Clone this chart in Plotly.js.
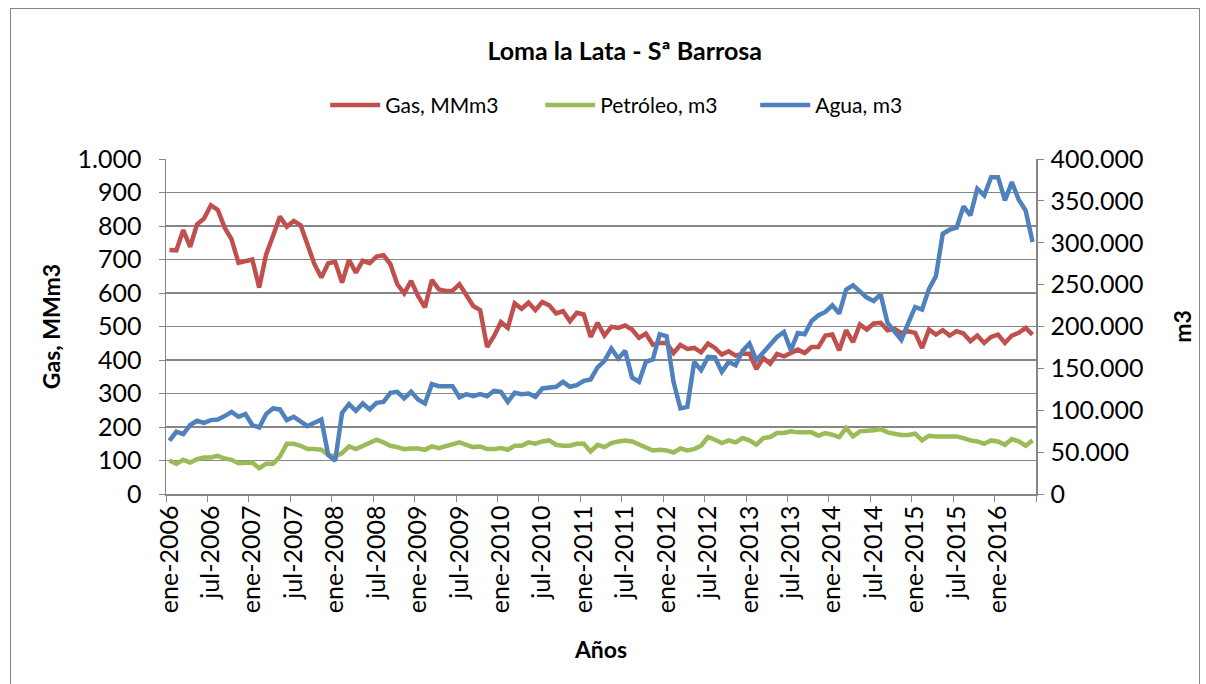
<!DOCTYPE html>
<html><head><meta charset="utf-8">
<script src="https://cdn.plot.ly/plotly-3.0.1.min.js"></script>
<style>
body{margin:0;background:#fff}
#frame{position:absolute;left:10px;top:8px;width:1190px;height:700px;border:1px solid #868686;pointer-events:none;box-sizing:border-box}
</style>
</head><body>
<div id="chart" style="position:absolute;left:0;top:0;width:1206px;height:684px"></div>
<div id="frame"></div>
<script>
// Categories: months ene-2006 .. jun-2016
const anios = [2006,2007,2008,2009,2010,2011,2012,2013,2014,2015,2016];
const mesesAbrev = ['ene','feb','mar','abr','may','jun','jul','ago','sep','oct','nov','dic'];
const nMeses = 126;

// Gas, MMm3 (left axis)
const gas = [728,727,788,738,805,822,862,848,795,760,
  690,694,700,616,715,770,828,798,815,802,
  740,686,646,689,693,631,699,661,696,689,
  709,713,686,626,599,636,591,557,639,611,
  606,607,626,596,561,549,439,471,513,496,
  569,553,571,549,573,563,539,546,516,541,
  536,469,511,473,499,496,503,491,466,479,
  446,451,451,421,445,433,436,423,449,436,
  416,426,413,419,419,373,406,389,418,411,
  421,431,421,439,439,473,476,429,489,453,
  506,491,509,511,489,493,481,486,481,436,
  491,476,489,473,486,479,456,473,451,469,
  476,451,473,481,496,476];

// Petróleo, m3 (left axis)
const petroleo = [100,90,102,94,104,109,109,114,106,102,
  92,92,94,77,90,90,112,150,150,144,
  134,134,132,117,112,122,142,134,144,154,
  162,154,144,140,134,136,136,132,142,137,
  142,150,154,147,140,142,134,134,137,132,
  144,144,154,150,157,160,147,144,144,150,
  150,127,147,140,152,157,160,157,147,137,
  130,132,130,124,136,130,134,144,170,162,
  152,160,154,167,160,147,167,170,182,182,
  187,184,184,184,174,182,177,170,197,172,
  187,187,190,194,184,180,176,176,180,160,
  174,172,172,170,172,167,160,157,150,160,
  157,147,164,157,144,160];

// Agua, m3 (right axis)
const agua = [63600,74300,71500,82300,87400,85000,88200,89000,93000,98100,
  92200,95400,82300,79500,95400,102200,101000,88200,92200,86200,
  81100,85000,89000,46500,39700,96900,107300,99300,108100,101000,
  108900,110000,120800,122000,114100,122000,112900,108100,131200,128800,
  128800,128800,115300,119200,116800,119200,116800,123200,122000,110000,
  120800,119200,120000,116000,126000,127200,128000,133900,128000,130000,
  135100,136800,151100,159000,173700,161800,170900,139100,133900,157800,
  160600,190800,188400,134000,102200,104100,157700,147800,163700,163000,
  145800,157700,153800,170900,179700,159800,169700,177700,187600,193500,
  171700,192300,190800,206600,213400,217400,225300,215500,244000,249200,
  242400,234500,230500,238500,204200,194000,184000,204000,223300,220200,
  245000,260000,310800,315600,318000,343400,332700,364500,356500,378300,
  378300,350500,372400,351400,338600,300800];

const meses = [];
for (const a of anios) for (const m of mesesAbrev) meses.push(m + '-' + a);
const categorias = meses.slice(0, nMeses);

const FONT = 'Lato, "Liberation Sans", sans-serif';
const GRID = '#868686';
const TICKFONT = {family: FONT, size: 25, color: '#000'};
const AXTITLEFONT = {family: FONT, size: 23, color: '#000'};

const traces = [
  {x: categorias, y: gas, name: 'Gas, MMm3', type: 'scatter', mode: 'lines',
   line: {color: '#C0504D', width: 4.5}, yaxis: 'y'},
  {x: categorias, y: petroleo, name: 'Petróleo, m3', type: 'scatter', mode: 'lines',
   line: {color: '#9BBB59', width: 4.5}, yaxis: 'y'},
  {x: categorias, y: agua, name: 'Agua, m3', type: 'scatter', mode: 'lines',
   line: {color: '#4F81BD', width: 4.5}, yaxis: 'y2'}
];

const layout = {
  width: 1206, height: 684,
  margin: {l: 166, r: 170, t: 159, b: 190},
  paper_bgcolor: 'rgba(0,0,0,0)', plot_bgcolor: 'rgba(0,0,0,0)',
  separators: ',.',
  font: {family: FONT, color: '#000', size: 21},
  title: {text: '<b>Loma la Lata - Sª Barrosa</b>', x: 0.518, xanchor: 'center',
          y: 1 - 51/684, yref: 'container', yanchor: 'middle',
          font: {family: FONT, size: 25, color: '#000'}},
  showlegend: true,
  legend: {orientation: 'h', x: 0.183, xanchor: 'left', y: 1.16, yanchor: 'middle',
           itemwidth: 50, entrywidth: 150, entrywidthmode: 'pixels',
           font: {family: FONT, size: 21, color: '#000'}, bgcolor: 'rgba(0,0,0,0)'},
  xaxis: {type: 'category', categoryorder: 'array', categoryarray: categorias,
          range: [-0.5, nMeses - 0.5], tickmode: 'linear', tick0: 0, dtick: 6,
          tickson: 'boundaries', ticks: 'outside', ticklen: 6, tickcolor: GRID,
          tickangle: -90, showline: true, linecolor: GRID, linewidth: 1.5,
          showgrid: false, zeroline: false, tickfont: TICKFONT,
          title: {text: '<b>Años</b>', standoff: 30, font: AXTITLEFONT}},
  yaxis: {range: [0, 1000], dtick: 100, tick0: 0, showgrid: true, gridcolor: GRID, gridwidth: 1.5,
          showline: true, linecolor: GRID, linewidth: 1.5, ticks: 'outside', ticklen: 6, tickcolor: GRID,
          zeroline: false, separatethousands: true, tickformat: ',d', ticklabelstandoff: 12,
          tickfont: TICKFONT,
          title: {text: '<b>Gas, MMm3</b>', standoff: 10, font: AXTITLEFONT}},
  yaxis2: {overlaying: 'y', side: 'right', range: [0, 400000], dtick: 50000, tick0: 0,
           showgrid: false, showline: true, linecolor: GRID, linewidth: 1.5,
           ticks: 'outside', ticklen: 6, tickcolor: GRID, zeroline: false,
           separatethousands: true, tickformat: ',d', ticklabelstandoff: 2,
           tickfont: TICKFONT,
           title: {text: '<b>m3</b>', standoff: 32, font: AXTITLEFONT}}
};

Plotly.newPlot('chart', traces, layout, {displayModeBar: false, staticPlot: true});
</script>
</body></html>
########
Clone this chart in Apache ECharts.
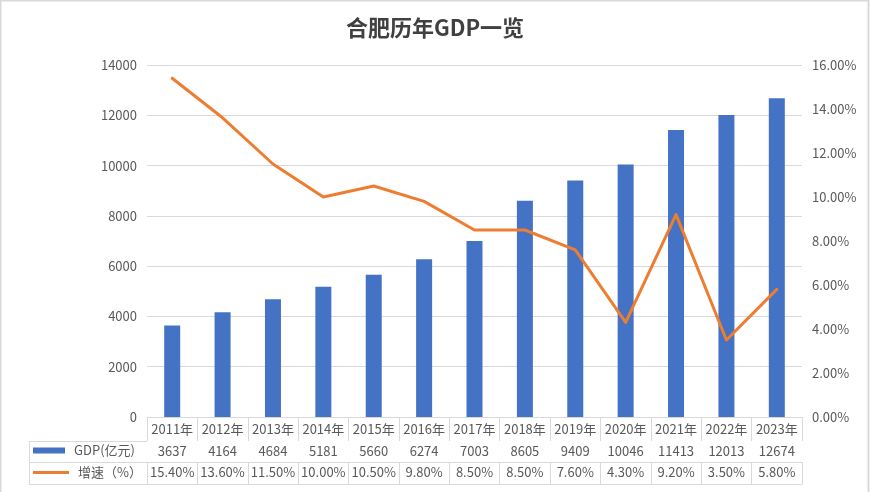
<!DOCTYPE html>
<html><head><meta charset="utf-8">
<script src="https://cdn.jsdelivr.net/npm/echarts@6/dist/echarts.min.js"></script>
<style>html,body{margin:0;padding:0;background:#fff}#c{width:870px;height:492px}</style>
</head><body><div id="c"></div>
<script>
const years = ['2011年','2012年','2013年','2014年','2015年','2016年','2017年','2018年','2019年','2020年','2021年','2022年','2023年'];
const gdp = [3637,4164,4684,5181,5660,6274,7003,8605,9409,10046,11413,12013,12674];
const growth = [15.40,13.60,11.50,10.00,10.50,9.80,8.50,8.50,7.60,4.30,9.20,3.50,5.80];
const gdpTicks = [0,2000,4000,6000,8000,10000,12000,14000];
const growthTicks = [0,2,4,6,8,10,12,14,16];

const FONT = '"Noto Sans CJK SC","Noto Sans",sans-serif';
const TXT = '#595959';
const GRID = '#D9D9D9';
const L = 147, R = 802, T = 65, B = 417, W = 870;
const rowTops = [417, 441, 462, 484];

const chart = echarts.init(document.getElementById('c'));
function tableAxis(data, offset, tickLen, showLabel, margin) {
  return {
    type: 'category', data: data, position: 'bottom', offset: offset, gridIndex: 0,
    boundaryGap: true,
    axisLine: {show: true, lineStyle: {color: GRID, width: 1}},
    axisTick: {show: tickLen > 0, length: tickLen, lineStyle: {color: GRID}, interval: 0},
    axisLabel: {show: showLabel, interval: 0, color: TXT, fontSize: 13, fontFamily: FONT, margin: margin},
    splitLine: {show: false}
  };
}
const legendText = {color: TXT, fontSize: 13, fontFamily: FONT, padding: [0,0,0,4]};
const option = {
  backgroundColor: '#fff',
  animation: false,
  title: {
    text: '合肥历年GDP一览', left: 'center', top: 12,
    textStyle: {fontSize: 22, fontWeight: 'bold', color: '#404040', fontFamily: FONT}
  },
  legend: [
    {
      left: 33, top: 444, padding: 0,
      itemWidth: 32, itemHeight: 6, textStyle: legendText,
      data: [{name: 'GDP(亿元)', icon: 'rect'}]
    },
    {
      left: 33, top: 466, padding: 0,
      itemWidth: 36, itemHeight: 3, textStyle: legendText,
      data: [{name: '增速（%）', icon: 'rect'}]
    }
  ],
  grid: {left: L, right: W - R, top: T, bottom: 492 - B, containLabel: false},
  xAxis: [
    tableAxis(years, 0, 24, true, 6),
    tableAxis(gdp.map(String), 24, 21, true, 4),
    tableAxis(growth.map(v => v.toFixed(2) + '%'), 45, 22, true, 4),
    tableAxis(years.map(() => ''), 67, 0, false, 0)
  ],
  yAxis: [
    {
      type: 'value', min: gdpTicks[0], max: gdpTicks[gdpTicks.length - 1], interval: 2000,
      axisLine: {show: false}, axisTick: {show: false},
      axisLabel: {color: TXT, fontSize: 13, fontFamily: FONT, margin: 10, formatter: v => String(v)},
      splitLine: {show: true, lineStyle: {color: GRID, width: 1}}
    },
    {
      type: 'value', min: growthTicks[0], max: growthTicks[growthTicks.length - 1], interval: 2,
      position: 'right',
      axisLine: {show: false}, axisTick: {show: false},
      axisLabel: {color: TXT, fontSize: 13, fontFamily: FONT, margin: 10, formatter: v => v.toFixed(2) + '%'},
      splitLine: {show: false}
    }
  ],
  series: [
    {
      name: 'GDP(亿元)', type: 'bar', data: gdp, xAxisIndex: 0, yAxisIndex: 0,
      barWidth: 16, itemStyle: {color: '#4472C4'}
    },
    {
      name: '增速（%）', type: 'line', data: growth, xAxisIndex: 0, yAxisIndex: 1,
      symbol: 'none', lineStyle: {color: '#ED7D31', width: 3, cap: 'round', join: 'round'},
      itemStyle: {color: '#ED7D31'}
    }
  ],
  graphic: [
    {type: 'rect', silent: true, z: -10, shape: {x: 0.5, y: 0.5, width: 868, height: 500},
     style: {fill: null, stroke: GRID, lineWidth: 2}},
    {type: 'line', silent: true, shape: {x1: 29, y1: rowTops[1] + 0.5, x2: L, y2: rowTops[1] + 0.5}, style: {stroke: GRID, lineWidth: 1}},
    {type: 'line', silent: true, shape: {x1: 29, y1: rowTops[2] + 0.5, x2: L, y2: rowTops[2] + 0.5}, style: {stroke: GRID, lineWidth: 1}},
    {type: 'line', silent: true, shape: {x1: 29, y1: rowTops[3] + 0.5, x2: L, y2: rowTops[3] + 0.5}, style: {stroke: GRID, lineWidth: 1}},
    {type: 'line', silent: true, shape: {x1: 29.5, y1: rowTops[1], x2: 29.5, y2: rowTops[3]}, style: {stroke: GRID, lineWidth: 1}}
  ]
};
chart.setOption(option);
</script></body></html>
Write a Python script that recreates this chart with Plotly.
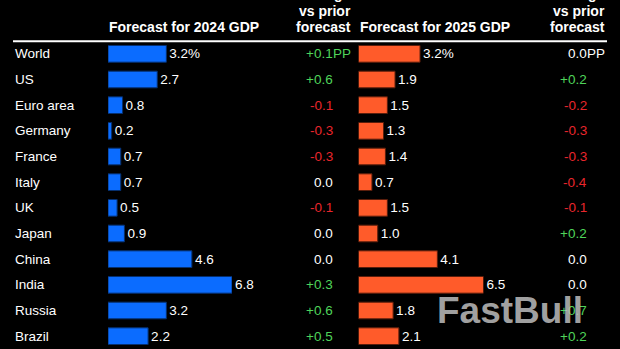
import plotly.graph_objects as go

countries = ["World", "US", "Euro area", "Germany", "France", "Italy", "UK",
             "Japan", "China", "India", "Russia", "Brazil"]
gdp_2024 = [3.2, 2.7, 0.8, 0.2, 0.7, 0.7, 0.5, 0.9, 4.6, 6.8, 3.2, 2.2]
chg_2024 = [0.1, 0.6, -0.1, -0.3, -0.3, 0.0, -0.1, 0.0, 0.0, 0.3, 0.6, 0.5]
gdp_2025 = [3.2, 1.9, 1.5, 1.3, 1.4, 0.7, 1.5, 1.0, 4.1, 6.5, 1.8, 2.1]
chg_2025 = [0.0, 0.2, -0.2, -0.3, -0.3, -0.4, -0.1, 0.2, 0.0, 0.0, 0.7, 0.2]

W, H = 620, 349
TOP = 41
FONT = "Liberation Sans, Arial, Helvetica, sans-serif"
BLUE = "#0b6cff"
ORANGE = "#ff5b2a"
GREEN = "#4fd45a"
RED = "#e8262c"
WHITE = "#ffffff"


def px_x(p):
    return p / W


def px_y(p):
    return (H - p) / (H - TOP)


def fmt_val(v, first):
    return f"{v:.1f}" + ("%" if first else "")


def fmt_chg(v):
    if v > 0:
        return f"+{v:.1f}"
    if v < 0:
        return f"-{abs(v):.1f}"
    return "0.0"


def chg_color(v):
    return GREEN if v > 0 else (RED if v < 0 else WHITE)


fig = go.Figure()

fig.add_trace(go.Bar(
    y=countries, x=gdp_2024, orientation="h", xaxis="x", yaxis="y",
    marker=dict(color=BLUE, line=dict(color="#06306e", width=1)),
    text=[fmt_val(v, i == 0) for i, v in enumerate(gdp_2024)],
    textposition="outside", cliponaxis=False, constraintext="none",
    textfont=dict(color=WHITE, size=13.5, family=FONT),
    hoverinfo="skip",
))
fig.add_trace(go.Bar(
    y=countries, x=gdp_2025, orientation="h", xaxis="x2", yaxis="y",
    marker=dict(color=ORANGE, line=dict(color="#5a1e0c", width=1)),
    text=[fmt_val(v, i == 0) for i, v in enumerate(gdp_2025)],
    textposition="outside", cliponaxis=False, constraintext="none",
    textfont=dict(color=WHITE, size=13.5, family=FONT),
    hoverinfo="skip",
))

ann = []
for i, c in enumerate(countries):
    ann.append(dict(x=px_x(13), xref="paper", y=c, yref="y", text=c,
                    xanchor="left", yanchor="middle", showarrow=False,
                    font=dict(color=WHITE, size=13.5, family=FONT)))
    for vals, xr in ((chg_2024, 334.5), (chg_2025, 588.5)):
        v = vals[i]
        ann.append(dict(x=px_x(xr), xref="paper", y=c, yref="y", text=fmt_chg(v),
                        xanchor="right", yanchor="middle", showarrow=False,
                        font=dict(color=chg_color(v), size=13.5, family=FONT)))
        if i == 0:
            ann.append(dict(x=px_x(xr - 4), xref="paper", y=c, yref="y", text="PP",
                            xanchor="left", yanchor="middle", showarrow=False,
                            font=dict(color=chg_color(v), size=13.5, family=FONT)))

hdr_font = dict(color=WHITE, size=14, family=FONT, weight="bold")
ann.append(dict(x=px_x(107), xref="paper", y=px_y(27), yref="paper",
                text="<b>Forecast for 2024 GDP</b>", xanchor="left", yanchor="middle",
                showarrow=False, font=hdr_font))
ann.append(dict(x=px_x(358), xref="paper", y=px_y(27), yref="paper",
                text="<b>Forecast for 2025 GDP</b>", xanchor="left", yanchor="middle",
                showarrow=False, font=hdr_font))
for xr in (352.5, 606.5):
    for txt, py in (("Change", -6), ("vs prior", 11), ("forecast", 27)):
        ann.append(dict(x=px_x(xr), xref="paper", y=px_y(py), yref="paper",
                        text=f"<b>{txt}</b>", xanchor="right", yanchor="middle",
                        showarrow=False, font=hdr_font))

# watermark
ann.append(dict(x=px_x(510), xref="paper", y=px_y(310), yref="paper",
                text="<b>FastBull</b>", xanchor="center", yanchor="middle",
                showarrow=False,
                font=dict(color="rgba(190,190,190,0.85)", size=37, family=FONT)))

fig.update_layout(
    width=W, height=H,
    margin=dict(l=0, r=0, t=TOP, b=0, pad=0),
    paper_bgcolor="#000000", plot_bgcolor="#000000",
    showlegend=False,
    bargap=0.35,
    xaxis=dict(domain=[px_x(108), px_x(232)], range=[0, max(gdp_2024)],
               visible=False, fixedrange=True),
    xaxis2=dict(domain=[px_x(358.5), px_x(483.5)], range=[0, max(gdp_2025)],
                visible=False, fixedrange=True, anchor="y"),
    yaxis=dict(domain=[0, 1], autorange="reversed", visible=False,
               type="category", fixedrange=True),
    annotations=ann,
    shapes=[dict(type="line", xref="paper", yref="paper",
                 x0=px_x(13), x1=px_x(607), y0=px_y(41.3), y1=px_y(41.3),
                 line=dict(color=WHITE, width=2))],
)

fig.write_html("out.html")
########
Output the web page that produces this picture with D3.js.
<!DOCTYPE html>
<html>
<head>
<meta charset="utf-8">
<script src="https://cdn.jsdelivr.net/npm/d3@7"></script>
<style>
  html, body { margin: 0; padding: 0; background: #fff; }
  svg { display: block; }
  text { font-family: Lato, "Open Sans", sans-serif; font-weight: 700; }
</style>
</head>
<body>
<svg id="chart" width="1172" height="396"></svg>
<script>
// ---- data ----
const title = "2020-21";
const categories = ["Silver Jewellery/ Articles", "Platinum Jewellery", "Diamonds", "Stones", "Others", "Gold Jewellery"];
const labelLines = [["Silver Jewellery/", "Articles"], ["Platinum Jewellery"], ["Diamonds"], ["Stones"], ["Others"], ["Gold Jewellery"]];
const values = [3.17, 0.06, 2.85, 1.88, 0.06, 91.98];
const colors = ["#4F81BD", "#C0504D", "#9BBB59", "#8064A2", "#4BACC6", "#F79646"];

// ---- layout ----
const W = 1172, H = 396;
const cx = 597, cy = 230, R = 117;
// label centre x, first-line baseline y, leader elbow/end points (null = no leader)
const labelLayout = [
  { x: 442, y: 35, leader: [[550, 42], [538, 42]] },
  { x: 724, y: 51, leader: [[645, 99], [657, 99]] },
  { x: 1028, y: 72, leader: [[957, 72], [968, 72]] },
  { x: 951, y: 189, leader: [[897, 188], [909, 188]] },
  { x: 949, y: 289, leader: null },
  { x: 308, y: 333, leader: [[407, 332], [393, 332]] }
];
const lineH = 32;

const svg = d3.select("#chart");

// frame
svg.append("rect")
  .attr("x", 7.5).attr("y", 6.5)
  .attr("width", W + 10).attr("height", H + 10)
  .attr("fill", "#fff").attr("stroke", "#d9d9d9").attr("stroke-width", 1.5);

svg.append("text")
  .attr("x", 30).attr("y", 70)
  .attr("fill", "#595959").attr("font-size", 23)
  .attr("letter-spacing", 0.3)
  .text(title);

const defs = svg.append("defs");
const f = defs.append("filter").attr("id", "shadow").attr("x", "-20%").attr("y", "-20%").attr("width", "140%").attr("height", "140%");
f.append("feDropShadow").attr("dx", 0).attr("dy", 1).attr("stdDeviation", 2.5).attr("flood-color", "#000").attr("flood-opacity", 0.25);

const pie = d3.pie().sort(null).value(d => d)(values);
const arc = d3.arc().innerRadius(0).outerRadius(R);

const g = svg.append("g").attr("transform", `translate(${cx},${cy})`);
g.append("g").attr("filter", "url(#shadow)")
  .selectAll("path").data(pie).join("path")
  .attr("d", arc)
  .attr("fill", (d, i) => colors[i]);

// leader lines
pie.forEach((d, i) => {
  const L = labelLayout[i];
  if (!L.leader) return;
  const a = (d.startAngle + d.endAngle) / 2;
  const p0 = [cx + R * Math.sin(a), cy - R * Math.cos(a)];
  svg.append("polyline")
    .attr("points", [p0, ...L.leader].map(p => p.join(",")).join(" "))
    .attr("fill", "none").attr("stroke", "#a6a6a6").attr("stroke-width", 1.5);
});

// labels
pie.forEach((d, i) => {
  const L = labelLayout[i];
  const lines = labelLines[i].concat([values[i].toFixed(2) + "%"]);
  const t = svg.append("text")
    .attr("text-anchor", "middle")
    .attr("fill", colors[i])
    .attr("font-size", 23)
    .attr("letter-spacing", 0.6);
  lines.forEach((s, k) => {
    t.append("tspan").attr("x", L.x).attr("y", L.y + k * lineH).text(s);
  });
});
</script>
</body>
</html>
########
▸ Brief
The lines you need run from the one containing "Clone this chart in Apache ECharts." down to the one containing "const rowTops = [417, 441, 462, 484];"; print them exactly, both ends included, and leave out pictures.

▸ Worked answer
Clone this chart in Apache ECharts.
<!DOCTYPE html>
<html><head><meta charset="utf-8">
<script src="https://cdn.jsdelivr.net/npm/echarts@6/dist/echarts.min.js"></script>
<style>html,body{margin:0;padding:0;background:#fff}#c{width:870px;height:492px}</style>
</head><body><div id="c"></div>
<script>
const years = ['2011年','2012年','2013年','2014年','2015年','2016年','2017年','2018年','2019年','2020年','2021年','2022年','2023年'];
const gdp = [3637,4164,4684,5181,5660,6274,7003,8605,9409,10046,11413,12013,12674];
const growth = [15.40,13.60,11.50,10.00,10.50,9.80,8.50,8.50,7.60,4.30,9.20,3.50,5.80];
const gdpTicks = [0,2000,4000,6000,8000,10000,12000,14000];
const growthTicks = [0,2,4,6,8,10,12,14,16];

const FONT = '"Noto Sans CJK SC","Noto Sans",sans-serif';
const TXT = '#595959';
const GRID = '#D9D9D9';
const L = 147, R = 802, T = 65, B = 417, W = 870;
const rowTops = [417, 441, 462, 484];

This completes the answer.